▶ What the exercise asks:
Retype the whole listing, please, keeping every line exact and dropping the pictures.

▶ Supplied data:
================

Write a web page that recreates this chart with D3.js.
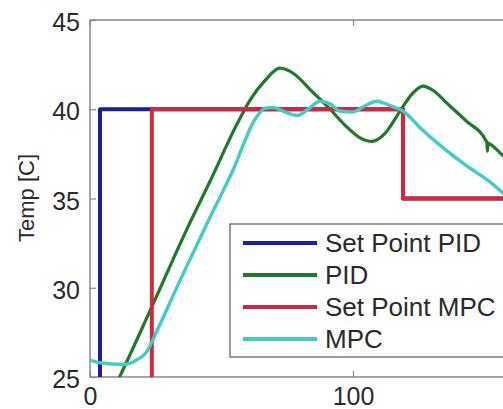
<!DOCTYPE html>
<html>
<head>
<meta charset="utf-8">
<script src="https://cdn.jsdelivr.net/npm/d3@7"></script>
<style>
    body { margin: 0; background: #fff; }
    svg { display: block; font-family: "Liberation Sans", Arial, sans-serif; }
</style>
</head>
<body>
<div id="chart"></div>
<script>

// series names / colours (legend order = draw order)
const seriesNames = ["Set Point PID", "PID", "Set Point MPC", "MPC"];
const seriesColors = ["#1d1c9e", "#22782a", "#d2283f", "#44cbc3"];

// Set Point PID
const spPidTime = [3.8, 3.8, 119, 119, 170];
const spPidTemp = [20, 40, 40, 35, 35];

// PID response
const pidTime = [7.6, 11.4, 22.8, 36.9, 45.6, 56.0, 60.8, 66.5, 72.2, 77.9, 83.7, 91.3, 97.0, 102.7,
    107.2, 112.2, 117.9, 122.4, 126.6, 130.5, 136.0, 143.0, 150.9, 151.1, 151.4, 152.1, 157.0, 163.5];
const pidTemp = [23.9, 25.05, 28.7, 33.3, 35.95, 39.2, 40.5, 41.6, 42.3, 41.95, 41.1, 40.0, 39.1, 38.4,
    38.2, 38.65, 39.9, 40.85, 41.3, 41.05, 40.3, 39.35, 38.15, 37.65, 38.1, 38.05, 37.4, 36.5];

// Set Point MPC
const spMpcTime = [23.5, 23.5, 119, 119, 170];
const spMpcTemp = [20, 40, 40, 35, 35];

// MPC response
const mpcTime = [0, 3.8, 12.5, 17.1, 21.7, 25.5, 34.2, 44.5, 54.4, 63.0, 66.5, 69.6, 74.1, 78.7, 82.9,
    87.5, 91.3, 95.1, 100, 104.6, 109.1, 114.1, 119, 126.0, 134.2, 143.0, 153.2, 157, 163.5];
const mpcTemp = [25.95, 25.8, 25.7, 25.9, 26.45, 27.6, 30.4, 33.6, 36.6, 39.5, 40.05, 40.1, 39.85, 39.65, 40.0,
    40.45, 40.3, 39.9, 39.85, 40.2, 40.45, 40.2, 39.9, 38.9, 37.85, 36.85, 35.8, 35.3, 34.6];

const xTicks = [0, 100];
const yTicks = [25, 30, 35, 40, 45];

const W = 503, H = 409;
const plot = {left: 90, top: 20, bottom: 377, right: 616};

const svg = d3.select("#chart").append("svg")
    .attr("width", W)
    .attr("height", H);

const x = d3.scaleLinear().domain([0, 200]).range([plot.left, plot.right]);
const y = d3.scaleLinear().domain([25, 45]).range([plot.bottom, plot.top]);

svg.append("clipPath").attr("id", "clip")
    .append("rect")
    .attr("x", plot.left).attr("y", plot.top)
    .attr("width", plot.right - plot.left)
    .attr("height", plot.bottom - plot.top);

// box
svg.append("rect")
    .attr("x", plot.left).attr("y", plot.top)
    .attr("width", plot.right - plot.left)
    .attr("height", plot.bottom - plot.top)
    .attr("fill", "#fff")
    .attr("stroke", "#8a8a8a")
    .attr("stroke-width", 1.5);

// axes (ticks inside, MATLAB style)
const xAxisB = d3.axisBottom(x).tickValues(xTicks).tickSize(-6).tickPadding(10);
const xAxisT = d3.axisTop(x).tickValues(xTicks).tickSize(-6).tickFormat("");
const yAxisL = d3.axisLeft(y).tickValues(yTicks).tickSize(-6).tickPadding(10);

function styleAxis(g) {
    g.select(".domain").remove();
    g.selectAll(".tick line").attr("stroke", "#8a8a8a").attr("stroke-width", 1.2);
    g.selectAll(".tick text").attr("fill", "#2a2a2a").style("font-size", "25px");
}

svg.append("g").attr("transform", `translate(0,${plot.bottom})`).call(xAxisB).call(styleAxis)
    .selectAll(".tick text").attr("dy", "0.72em");
svg.append("g").attr("transform", `translate(0,${plot.top})`).call(xAxisT).call(styleAxis);
svg.append("g").attr("transform", `translate(${plot.left},0)`).call(yAxisL).call(styleAxis)
    .selectAll(".tick text").attr("dy", "0.42em");

// y label
svg.append("text")
    .attr("transform", `translate(34,198) rotate(-90)`)
    .attr("text-anchor", "middle")
    .attr("fill", "#2a2a2a")
    .style("font-size", "22px")
    .text("Temp [C]");

// lines
const series = [
    {time: spPidTime, temp: spPidTemp, width: 4, smooth: false},
    {time: pidTime, temp: pidTemp, width: 3.2, smooth: true},
    {time: spMpcTime, temp: spMpcTemp, width: 4, smooth: false},
    {time: mpcTime, temp: mpcTemp, width: 3.4, smooth: true}
];

const stepLine = d3.line()
    .x(d => x(d[0]))
    .y(d => y(d[1]));

const smoothLine = d3.line()
    .curve(d3.curveMonotoneX)
    .x(d => x(d[0]))
    .y(d => y(d[1]));

const lines = svg.append("g").attr("clip-path", "url(#clip)");
series.forEach((s, i) => {
    const gen = s.smooth ? smoothLine : stepLine;
    lines.append("path")
        .attr("d", gen(d3.zip(s.time, s.temp)))
        .attr("fill", "none")
        .attr("stroke", seriesColors[i])
        .attr("stroke-width", s.width)
        .attr("stroke-linejoin", "round");
});

// legend
const legend = svg.append("g").attr("transform", "translate(230,224)");
legend.append("rect")
    .attr("width", 300).attr("height", 133)
    .attr("fill", "#fff")
    .attr("stroke", "#7a7a7a")
    .attr("stroke-width", 1.5);

const rows = legend.selectAll(".row")
    .data(seriesNames)
    .enter().append("g")
    .attr("transform", (d, i) => `translate(0,${19 + i * 32})`);

rows.append("line")
    .attr("x1", 13).attr("x2", 87)
    .attr("stroke", (d, i) => seriesColors[i])
    .attr("stroke-width", 4);

rows.append("text")
    .attr("x", 95)
    .attr("dy", "0.36em")
    .attr("fill", "#2a2a2a")
    .style("font-size", "26px")
    .text(d => d);

</script>
</body>
</html>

================

▶ Answer for this exercise:
Write a web page that recreates this chart with D3.js.
<!DOCTYPE html>
<html>
<head>
<meta charset="utf-8">
<script src="https://cdn.jsdelivr.net/npm/d3@7"></script>
<style>
    body { margin: 0; background: #fff; }
    svg { display: block; font-family: "Liberation Sans", Arial, sans-serif; }
</style>
</head>
<body>
<div id="chart"></div>
<script>

// series names / colours (legend order = draw order)
const seriesNames = ["Set Point PID", "PID", "Set Point MPC", "MPC"];
const seriesColors = ["#1d1c9e", "#22782a", "#d2283f", "#44cbc3"];

// Set Point PID
const spPidTime = [3.8, 3.8, 119, 119, 170];
const spPidTemp = [20, 40, 40, 35, 35];

// PID response
const pidTime = [7.6, 11.4, 22.8, 36.9, 45.6, 56.0, 60.8, 66.5, 72.2, 77.9, 83.7, 91.3, 97.0, 102.7,
    107.2, 112.2, 117.9, 122.4, 126.6, 130.5, 136.0, 143.0, 150.9, 151.1, 151.4, 152.1, 157.0, 163.5];
const pidTemp = [23.9, 25.05, 28.7, 33.3, 35.95, 39.2, 40.5, 41.6, 42.3, 41.95, 41.1, 40.0, 39.1, 38.4,
    38.2, 38.65, 39.9, 40.85, 41.3, 41.05, 40.3, 39.35, 38.15, 37.65, 38.1, 38.05, 37.4, 36.5];

// Set Point MPC
const spMpcTime = [23.5, 23.5, 119, 119, 170];
const spMpcTemp = [20, 40, 40, 35, 35];

// MPC response
const mpcTime = [0, 3.8, 12.5, 17.1, 21.7, 25.5, 34.2, 44.5, 54.4, 63.0, 66.5, 69.6, 74.1, 78.7, 82.9,
    87.5, 91.3, 95.1, 100, 104.6, 109.1, 114.1, 119, 126.0, 134.2, 143.0, 153.2, 157, 163.5];
const mpcTemp = [25.95, 25.8, 25.7, 25.9, 26.45, 27.6, 30.4, 33.6, 36.6, 39.5, 40.05, 40.1, 39.85, 39.65, 40.0,
    40.45, 40.3, 39.9, 39.85, 40.2, 40.45, 40.2, 39.9, 38.9, 37.85, 36.85, 35.8, 35.3, 34.6];

const xTicks = [0, 100];
const yTicks = [25, 30, 35, 40, 45];

const W = 503, H = 409;
const plot = {left: 90, top: 20, bottom: 377, right: 616};

const svg = d3.select("#chart").append("svg")
    .attr("width", W)
    .attr("height", H);

const x = d3.scaleLinear().domain([0, 200]).range([plot.left, plot.right]);
const y = d3.scaleLinear().domain([25, 45]).range([plot.bottom, plot.top]);

svg.append("clipPath").attr("id", "clip")
    .append("rect")
    .attr("x", plot.left).attr("y", plot.top)
    .attr("width", plot.right - plot.left)
    .attr("height", plot.bottom - plot.top);

// box
svg.append("rect")
    .attr("x", plot.left).attr("y", plot.top)
    .attr("width", plot.right - plot.left)
    .attr("height", plot.bottom - plot.top)
    .attr("fill", "#fff")
    .attr("stroke", "#8a8a8a")
    .attr("stroke-width", 1.5);

// axes (ticks inside, MATLAB style)
const xAxisB = d3.axisBottom(x).tickValues(xTicks).tickSize(-6).tickPadding(10);
const xAxisT = d3.axisTop(x).tickValues(xTicks).tickSize(-6).tickFormat("");
const yAxisL = d3.axisLeft(y).tickValues(yTicks).tickSize(-6).tickPadding(10);

function styleAxis(g) {
    g.select(".domain").remove();
    g.selectAll(".tick line").attr("stroke", "#8a8a8a").attr("stroke-width", 1.2);
    g.selectAll(".tick text").attr("fill", "#2a2a2a").style("font-size", "25px");
}

svg.append("g").attr("transform", `translate(0,${plot.bottom})`).call(xAxisB).call(styleAxis)
    .selectAll(".tick text").attr("dy", "0.72em");
svg.append("g").attr("transform", `translate(0,${plot.top})`).call(xAxisT).call(styleAxis);
svg.append("g").attr("transform", `translate(${plot.left},0)`).call(yAxisL).call(styleAxis)
    .selectAll(".tick text").attr("dy", "0.42em");

// y label
svg.append("text")
    .attr("transform", `translate(34,198) rotate(-90)`)
    .attr("text-anchor", "middle")
    .attr("fill", "#2a2a2a")
    .style("font-size", "22px")
    .text("Temp [C]");

// lines
const series = [
    {time: spPidTime, temp: spPidTemp, width: 4, smooth: false},
    {time: pidTime, temp: pidTemp, width: 3.2, smooth: true},
    {time: spMpcTime, temp: spMpcTemp, width: 4, smooth: false},
    {time: mpcTime, temp: mpcTemp, width: 3.4, smooth: true}
];

const stepLine = d3.line()
    .x(d => x(d[0]))
    .y(d => y(d[1]));

const smoothLine = d3.line()
    .curve(d3.curveMonotoneX)
    .x(d => x(d[0]))
    .y(d => y(d[1]));

const lines = svg.append("g").attr("clip-path", "url(#clip)");
series.forEach((s, i) => {
    const gen = s.smooth ? smoothLine : stepLine;
    lines.append("path")
        .attr("d", gen(d3.zip(s.time, s.temp)))
        .attr("fill", "none")
        .attr("stroke", seriesColors[i])
        .attr("stroke-width", s.width)
        .attr("stroke-linejoin", "round");
});

// legend
const legend = svg.append("g").attr("transform", "translate(230,224)");
legend.append("rect")
    .attr("width", 300).attr("height", 133)
    .attr("fill", "#fff")
    .attr("stroke", "#7a7a7a")
    .attr("stroke-width", 1.5);

const rows = legend.selectAll(".row")
    .data(seriesNames)
    .enter().append("g")
    .attr("transform", (d, i) => `translate(0,${19 + i * 32})`);

rows.append("line")
    .attr("x1", 13).attr("x2", 87)
    .attr("stroke", (d, i) => seriesColors[i])
    .attr("stroke-width", 4);

rows.append("text")
    .attr("x", 95)
    .attr("dy", "0.36em")
    .attr("fill", "#2a2a2a")
    .style("font-size", "26px")
    .text(d => d);

</script>
</body>
</html>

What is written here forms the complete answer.